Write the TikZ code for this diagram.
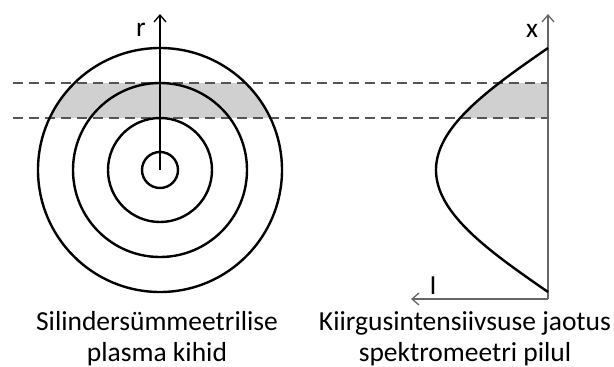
\documentclass[tikz,border=0pt]{standalone}
\usepackage{fontspec}
\setmainfont{Carlito}
\usetikzlibrary{arrows.meta}
\definecolor{bandgray}{HTML}{D0D0D0}
\definecolor{dashgray}{HTML}{555555}
\definecolor{axisgray}{HTML}{666666}
\begin{document}
\begin{tikzpicture}[x=1pt,y=-1pt,
  ring/.style={circle, draw=black, line width=2.4pt, inner sep=0pt},
  axisline/.style={line width=1.3pt, -{Straight Barb[length=7pt,width=12pt,line width=1.3pt]}},
  cut/.style={draw=dashgray, line width=1.3pt, dash pattern=on 10pt off 6pt},
  lbl/.style={font=\fontsize{27.5}{29}\selectfont, inner sep=0pt, anchor=center},
  caption/.style={font=\fontsize{27.5}{31}\selectfont, align=center, inner sep=0pt, anchor=base}]
\useasboundingbox (0,0) rectangle (614,367);
% gray band, left
\begin{scope}
  \clip (160,170) circle[radius=122];
  \fill[bandgray] (30,83) rectangle (290,118);
\end{scope}
% gray band, right
\fill[bandgray] plot[domain=-64.18:-38.36, samples=30, smooth] ({548-112*cos(\x)},{170+122*\x/90}) -- (548,118) -- (548,83) -- cycle;
% dashed lines
\coordinate (d1a) at (13,83);
\coordinate (d1b) at (548,83);
\coordinate (d2a) at (13,118);
\coordinate (d2b) at (548,118);
\draw[cut] (d1a) -- (d1b);
\draw[cut] (d2a) -- (d2b);
% circles
\coordinate (O) at (160,170);
\node[ring, minimum size=244pt] (c1) at (O) {};
\node[ring, minimum size=174pt] (c2) at (O) {};
\node[ring, minimum size=104pt] (c3) at (O) {};
\node[ring, minimum size=36pt] (c4) at (O) {};
% r axis
\coordinate (rtop) at (160,14);
\draw[axisline, black] (O) -- (rtop);
\node[lbl] (r) at (141,30) {r};
% right axes
\coordinate (A) at (548,299);
\coordinate (xtop) at (548,14);
\coordinate (Iend) at (411,299);
\draw[axisline, draw=axisgray] (A) -- (xtop);
\draw[axisline, draw=axisgray] (A) -- (Iend);
\node[lbl] (xl) at (532,31) {x};
\node[lbl] (Il) at (433,286) {I};
% intensity curve
\draw[line width=2.4pt] plot[domain=-90:90, samples=80, smooth] ({548-112*cos(\x)},{170+122*\x/90});
% captions
\node[caption] (cap1) at (157,361) {Silindersümmeetrilise\\plasma kihid};
\node[caption] (cap2) at (465,361) {Kiirgusintensiivsuse jaotus\\spektromeetri pilul};
\end{tikzpicture}
\end{document}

=-=-=-=-=

Quote in full the listing given above; the images are to be left out.

Write the TikZ code for this diagram.
\documentclass[tikz,border=0pt]{standalone}
\usepackage{fontspec}
\setmainfont{Carlito}
\usetikzlibrary{arrows.meta}
\definecolor{bandgray}{HTML}{D0D0D0}
\definecolor{dashgray}{HTML}{555555}
\definecolor{axisgray}{HTML}{666666}
\begin{document}
\begin{tikzpicture}[x=1pt,y=-1pt,
  ring/.style={circle, draw=black, line width=2.4pt, inner sep=0pt},
  axisline/.style={line width=1.3pt, -{Straight Barb[length=7pt,width=12pt,line width=1.3pt]}},
  cut/.style={draw=dashgray, line width=1.3pt, dash pattern=on 10pt off 6pt},
  lbl/.style={font=\fontsize{27.5}{29}\selectfont, inner sep=0pt, anchor=center},
  caption/.style={font=\fontsize{27.5}{31}\selectfont, align=center, inner sep=0pt, anchor=base}]
\useasboundingbox (0,0) rectangle (614,367);
% gray band, left
\begin{scope}
  \clip (160,170) circle[radius=122];
  \fill[bandgray] (30,83) rectangle (290,118);
\end{scope}
% gray band, right
\fill[bandgray] plot[domain=-64.18:-38.36, samples=30, smooth] ({548-112*cos(\x)},{170+122*\x/90}) -- (548,118) -- (548,83) -- cycle;
% dashed lines
\coordinate (d1a) at (13,83);
\coordinate (d1b) at (548,83);
\coordinate (d2a) at (13,118);
\coordinate (d2b) at (548,118);
\draw[cut] (d1a) -- (d1b);
\draw[cut] (d2a) -- (d2b);
% circles
\coordinate (O) at (160,170);
\node[ring, minimum size=244pt] (c1) at (O) {};
\node[ring, minimum size=174pt] (c2) at (O) {};
\node[ring, minimum size=104pt] (c3) at (O) {};
\node[ring, minimum size=36pt] (c4) at (O) {};
% r axis
\coordinate (rtop) at (160,14);
\draw[axisline, black] (O) -- (rtop);
\node[lbl] (r) at (141,30) {r};
% right axes
\coordinate (A) at (548,299);
\coordinate (xtop) at (548,14);
\coordinate (Iend) at (411,299);
\draw[axisline, draw=axisgray] (A) -- (xtop);
\draw[axisline, draw=axisgray] (A) -- (Iend);
\node[lbl] (xl) at (532,31) {x};
\node[lbl] (Il) at (433,286) {I};
% intensity curve
\draw[line width=2.4pt] plot[domain=-90:90, samples=80, smooth] ({548-112*cos(\x)},{170+122*\x/90});
% captions
\node[caption] (cap1) at (157,361) {Silindersümmeetrilise\\plasma kihid};
\node[caption] (cap2) at (465,361) {Kiirgusintensiivsuse jaotus\\spektromeetri pilul};
\end{tikzpicture}
\end{document}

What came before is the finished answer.